A rewritten version of the play, swapping out Wiesel for a Jewish poet and Holocast survivor named Solomon Galkin, eventually surfaced at Stageworks/Hudson in Hudson, NY, and impressed Theater J artistic director Ari Roth enough to invite the play back on his season.

The play focuses on Bernard Madoff, notorious for masterminding a ponzi scheme that brought financial ruin to many. In the original version, Madoff reportedly has a long encounter with writer, humanitarian and Holocaust survivor Wiesel.

A spokesperson for Theater J told Playbill.com that an official announcement about the staging would come later. The script was originally announced for 2010-11 season at Theater J, a company devoted to Jewish writers or plays relating to the Jewish experience.

According to a May 19, 2010, blog posting by artistic director Roth on Theater J's website, "The playwright pulled the play from Theater J after she determined she was not able or willing to make the revisions we requested of her which included changing the name and likeness of the sage Jewish character in the play from 'Elie Wiesel' to a wholly new, fictional character."

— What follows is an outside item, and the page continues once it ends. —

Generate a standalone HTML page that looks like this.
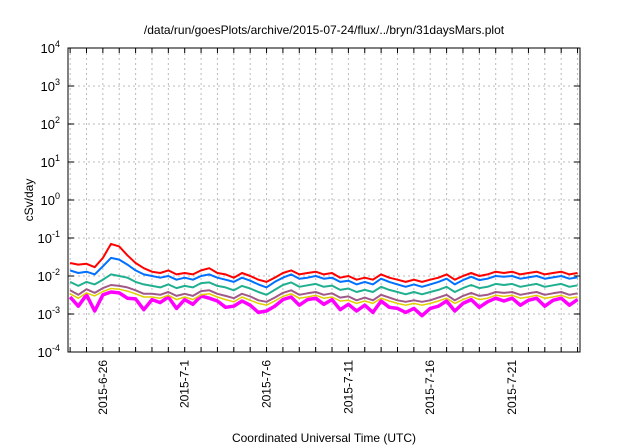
<!DOCTYPE html>
<html><head><meta charset="utf-8"><style>
body{margin:0;background:#fff}
svg{display:block;font-family:"Liberation Sans",sans-serif}
</style></head><body>
<svg id="chart" width="640" height="448">
<text x="324" y="34" font-size="12" text-anchor="middle">/data/run/goesPlots/archive/2015-07-24/flux/../bryn/31daysMars.plot</text>
<g id="grid"></g>
<g id="yaxis"></g>
<g id="xaxis"></g>
<g id="series"></g>
<rect x="68" y="48" width="512" height="304" fill="none" stroke="#000" stroke-width="1"/>
<text transform="translate(33,200) rotate(-90)" font-size="12" text-anchor="middle">cSv/day</text>
<text x="324" y="442" font-size="12" text-anchor="middle">Coordinated Universal Time (UTC)</text>
</svg>
<script>
const startDay = -2.13;
const endDay = 29.15;
const yDecades = [-4,-3,-2,-1,0,1,2,3,4];
const tickDays = [0,5,10,15,20,25];
const tickLabels = ["2015-6-26","2015-7-1","2015-7-6","2015-7-11","2015-7-16","2015-7-21"];
const dataDays = [-2,-1.5,-1,-0.5,0,0.5,1,1.5,2,2.5,3,3.5,4,4.5,5,5.5,6,6.5,7,7.5,8,8.5,9,9.5,10,10.5,11,11.5,12,12.5,13,13.5,14,14.5,15,15.5,16,16.5,17,17.5,18,18.5,19,19.5,20,20.5,21,21.5,22,22.5,23,23.5,24,24.5,25,25.5,26,26.5,27,27.5,28,28.5,29];
const red =     [0.022,0.02,0.021,0.017,0.03,0.07,0.06,0.035,0.022,0.016,0.013,0.012,0.014,0.011,0.012,0.011,0.014,0.016,0.012,0.011,0.009,0.012,0.01,0.008,0.007,0.009,0.012,0.014,0.011,0.012,0.013,0.011,0.012,0.009,0.01,0.008,0.009,0.008,0.011,0.009,0.008,0.007,0.008,0.007,0.008,0.009,0.011,0.008,0.01,0.012,0.01,0.011,0.013,0.012,0.013,0.011,0.012,0.013,0.011,0.012,0.013,0.011,0.012];
const blue =    [0.014,0.012,0.013,0.011,0.018,0.03,0.027,0.02,0.014,0.011,0.01,0.009,0.01,0.008,0.009,0.008,0.01,0.011,0.009,0.008,0.007,0.009,0.0075,0.006,0.005,0.007,0.009,0.011,0.0085,0.009,0.01,0.0085,0.009,0.007,0.0075,0.006,0.007,0.006,0.0085,0.007,0.006,0.0052,0.006,0.0052,0.006,0.007,0.0085,0.006,0.0078,0.0095,0.0078,0.0085,0.01,0.0095,0.01,0.0085,0.0092,0.01,0.0085,0.0092,0.01,0.0085,0.0092];
const teal =    [0.007,0.0055,0.007,0.006,0.008,0.011,0.01,0.009,0.007,0.006,0.0055,0.005,0.006,0.0048,0.0055,0.005,0.0065,0.0068,0.0055,0.005,0.0042,0.0055,0.0047,0.0038,0.0032,0.0043,0.0058,0.0068,0.0052,0.0057,0.0062,0.0052,0.0056,0.0043,0.0047,0.0038,0.0043,0.0038,0.0052,0.0043,0.0038,0.0033,0.0038,0.0033,0.0038,0.0043,0.0052,0.0038,0.0048,0.0058,0.0048,0.0052,0.0062,0.0058,0.0062,0.0052,0.0057,0.0062,0.0052,0.0057,0.0062,0.0052,0.0057];
const purple =  [0.0042,0.0032,0.0045,0.0036,0.0048,0.0058,0.0055,0.005,0.0042,0.0034,0.0034,0.0032,0.0038,0.003,0.0034,0.003,0.004,0.0042,0.0034,0.003,0.0026,0.0034,0.0029,0.0023,0.0021,0.0027,0.0036,0.0042,0.0032,0.0035,0.0038,0.0032,0.0035,0.0027,0.0029,0.0023,0.0027,0.0023,0.0032,0.0027,0.0023,0.0021,0.0023,0.0021,0.0023,0.0027,0.0032,0.0023,0.003,0.0036,0.003,0.0032,0.0038,0.0036,0.0038,0.0032,0.0035,0.0038,0.0032,0.0035,0.0038,0.0032,0.0035];
const yellow =  [0.0034,0.0026,0.0036,0.003,0.0039,0.0047,0.0045,0.004,0.0034,0.0028,0.0028,0.0026,0.0031,0.0024,0.0028,0.0024,0.0032,0.0034,0.0028,0.0024,0.0021,0.0028,0.0023,0.0019,0.0017,0.0022,0.0029,0.0034,0.0026,0.0028,0.0031,0.0026,0.0028,0.0022,0.0023,0.0019,0.0022,0.0019,0.0026,0.0022,0.0019,0.0017,0.0019,0.0017,0.0019,0.0022,0.0026,0.0019,0.0024,0.0029,0.0024,0.0026,0.0031,0.0029,0.0031,0.0026,0.0028,0.0031,0.0026,0.0028,0.0031,0.0026,0.0028];
const magenta = [0.0028,0.0016,0.0032,0.0012,0.0032,0.0038,0.0036,0.0026,0.0025,0.0013,0.0024,0.002,0.0028,0.0014,0.0024,0.0018,0.003,0.0026,0.0022,0.0015,0.0016,0.0022,0.0017,0.0011,0.0012,0.0016,0.0024,0.0028,0.0017,0.0024,0.0026,0.0018,0.0024,0.0013,0.0018,0.0012,0.0017,0.0011,0.0022,0.0015,0.0014,0.0011,0.0014,0.0009,0.0014,0.0016,0.0022,0.0012,0.0019,0.0024,0.0015,0.0021,0.0026,0.0022,0.0026,0.0017,0.0023,0.0026,0.0016,0.0023,0.0026,0.0017,0.0024];
const L=68,R=580,T=48,B=352;
const NS="http://www.w3.org/2000/svg";
function xs(d){return L+(d-startDay)/(endDay-startDay)*(R-L);}
function ys(v){return T+(4-Math.log10(v))/8*(B-T);}
function mk(tag,attrs,parent){const e=document.createElementNS(NS,tag);for(const k in attrs)e.setAttribute(k,attrs[k]);parent.appendChild(e);return e;}
const grid=document.getElementById('grid'),ya=document.getElementById('yaxis'),xa=document.getElementById('xaxis'),sg=document.getElementById('series');
yDecades.forEach(p=>{
  const y=T+(4-p)/8*(B-T);
  if(p>-4&&p<4){const g=mk('line',{x1:L,x2:R,y1:y,y2:y,stroke:'#bbb','stroke-dasharray':'2,3'},grid);
  
  }
  const t1=mk('line',{x1:L,x2:L+6,y1:y,y2:y,stroke:'#000'},ya);
  
  
  const t2=mk('line',{x1:R,x2:R-6,y1:y,y2:y,stroke:'#000'},ya);
  
  
  const tx=mk('text',{x:L-8,y:y+5,'font-size':'13','text-anchor':'end'},ya);
  
  
  tx.textContent='10';
  const sp=mk('tspan',{dy:'-6','font-size':'9'},tx);sp.textContent=String(p);
});
for(let d=Math.ceil(startDay);d<=endDay;d++){
  const x=xs(d);
  const g=mk('line',{x1:x,x2:x,y1:T,y2:B,stroke:'#bbb','stroke-dasharray':'2,3'},grid);
  
  
  const t=mk('line',{x1:x,x2:x,y1:B,y2:B-5,stroke:'#000'},xa);
  
  
  const t2=mk('line',{x1:x,x2:x,y1:T,y2:T+5,stroke:'#000'},xa);
  
  
}
tickDays.forEach((d,i)=>{
  const x=xs(d);
  const tx=mk('text',{transform:`translate(${x+4},${B+8}) rotate(-90)`,'font-size':'12','text-anchor':'end'},xa);
  
  
  tx.textContent=tickLabels[i];
});
const seriesList=[[magenta,'#ff00ff',3.5,'series-magenta'],[yellow,'#e0d000',1.5,'series-yellow'],[purple,'#a05a8a',2,'series-purple'],[teal,'#20b090',2,'series-teal'],[blue,'#0070ff',2,'series-blue'],[red,'#ff0000',2,'series-red']];
seriesList.forEach(([arr,c,w,n])=>{
  const pts=arr.map((v,i)=>xs(dataDays[i]).toFixed(1)+','+ys(v).toFixed(1)).join(' ');
  const p=mk('polyline',{points:pts,fill:'none',stroke:c,'stroke-width':w,'stroke-linejoin':'round'},sg);
  
  
});
</script>
</body></html>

Wiesel, who was sent a copy of the original script, objected to the use of his name as a character in the play, which focuses on the admitted (and now incarcerated) white-collar criminal, the investment consultant Bernard Madoff. Wiesel was one of many victims of Madoff's investment schemes, which bilked investors out of billions of dollars over several decades. Wiesel threatened legal action about his name being connected to the play. The world premiere of the three-character Imagining Madoff was to play Aug. 28-Oct. 3, 2010, under the direction of Daniella Topol. It was replaced by Willy Holtzman's five-character Something You Did, about "a convicted felon meeting one of his victims."

Roth previously stated that contrary to a report in the Washington Post, the leadership of the Equity company did not "cancel" the production. "Rather, the play was withdrawn by the author. We'll miss the play. And we're saddened by the events."

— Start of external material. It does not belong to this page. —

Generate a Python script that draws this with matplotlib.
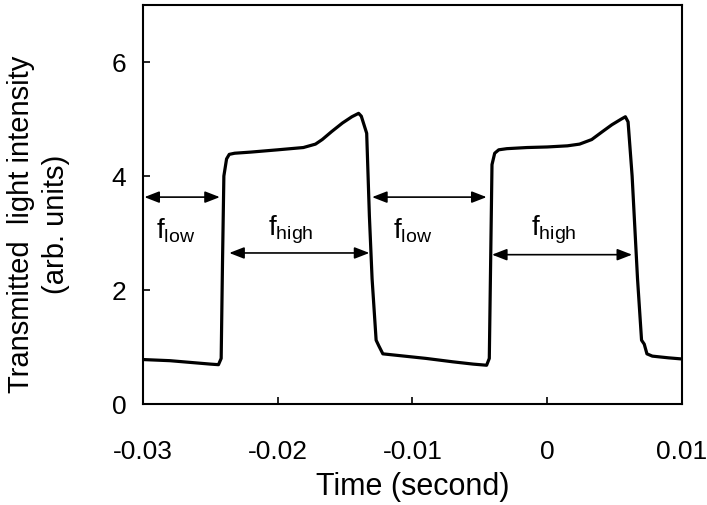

Margolin told The Washington Post that she put Wiesel in the play because "his name is synonymous with decency, morality, the struggle for human dignity and kindness."

Roth previously noted, "There are people to feel badly for here, much more so than for Theater J: Deb Margolin, for instance, who's written her heart out in this play; and yet it's a completely fictional rumination on a deeply proud — and, in the context of the Madoff scandal, shamed — public figure who was privately defrauded. The play has much pathos for him, but it's painful to revisit; and the Wiesel of the play is unrecognizable to Wiesel the man himself. That's both the best and worst thing you can say about the play."

Washington City Paper further reports that the play will run Aug. 31-Sept. 25 in a production directed by Alexandra Aron and starring Rick Foucheux as Madoff and Mike Nussbaum as Galkin. The role of Madoff's secretary has not been cast.